At PS Food Marts, “People definitely spend more time in our locations, and they end up spending more money,” said Heath. “But we also have the other extreme where people treat us like the public library, and they’ll be there for extended hours.”
This has been a challenge in smaller towns where the public library has limited hours and less comfortable seating than a PS Food Mart. One customer began spending up to six hours per day hanging out, using WiFi and chatting with employees at his favorite store. “He was a real nice guy,” said Heath. “But he was taking up a parking spot, and it was becoming an issue regarding employee productivity. We had to limit the hours he could stay at the store.”
Heath compares WiFi to any no-cost, convenient service, such as a restroom. “You have some people who come in, use the facility and leave without buying anything,” he said. “That’s just part of having a location that’s open to the public.”
Rutter’s hasn’t experienced a noticeable problem with WiFi-using squatters dawdling at the hotspots. “Most of our customers are looking to move quickly,” said Henry. “They’re people on their way to work or school, road warriors taking a break or people stopping for a quick bite who want to use the WiFi and then continue about their day.”
In-store WiFi that is available to the public is also available to employees, and businesses that offer it must establish WiFi policies for sales associates to follow.
At PS Food Marts, “We have a policy that states that employees can use their Internet-enabled devices during their break,” Heath said. “If the policies are too restrictive to be fair, employees will cheat. But if policies are seen as reasonable and fair, we have a much better chance of them being followed. It’s a lot to expect an 18–year-old to go eight hours without checking Facebook.”
Planning for WiFi
When working with a service provider to install hotspots in your store, keep the access point separate from your router, advised Stewart.
“An access point is a $60-70 item,” he said. “Don’t glue it to an expensive piece of equipment, such as a router. That router is expensive because it has to meet all the PCI network security requirements, and once you’ve got that working, you want to leave it alone.
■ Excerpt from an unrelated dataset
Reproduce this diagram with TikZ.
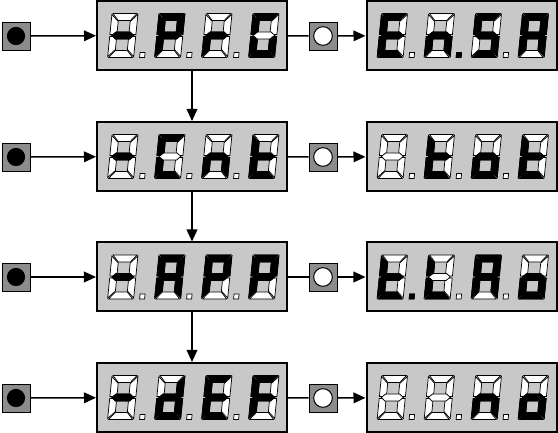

You don’t want to be changing out your PCI-compliant router because you want to update a $50 access point.”
The PCI standard dictates security measures on any network segment that is part of a cardholder data environment (CDE) and additional measures for access points that are part of the CDE. So it’s a good idea to keep your CDE segment as small as possible and use strong segmentation between the CDE and network segments that are considered to be “untrusted,” such as a free wireless service for customers, he advised.
Whether your store is open 24/7 or closes each evening, you also may choose to automatically turn off the WiFi service at a set time. This is especially true if your in-store restaurant closes before the store does.
“We have locations where our QSRs aren’t open the same hours as our stores, but during that time, the WiFi is still operational,” said Heath. “We can turn it off ourselves, but we want to develop a method that automatically shuts off the public WiFi at a designated time. You don’t want people loitering in your QSR area after it has closed. That is a security and liability issue.”
Even with the challenges of WiFi and the precautions that must go into its installation, it definitely draws the crowds.
“It’s hard to isolate any one thing and say that’s why sales are up or down,” said Heath. “But having WiFi is a competitive advantage, especially when you see how many people, including regular customers, are in our locations at lunch using their iPads and eating a sub.”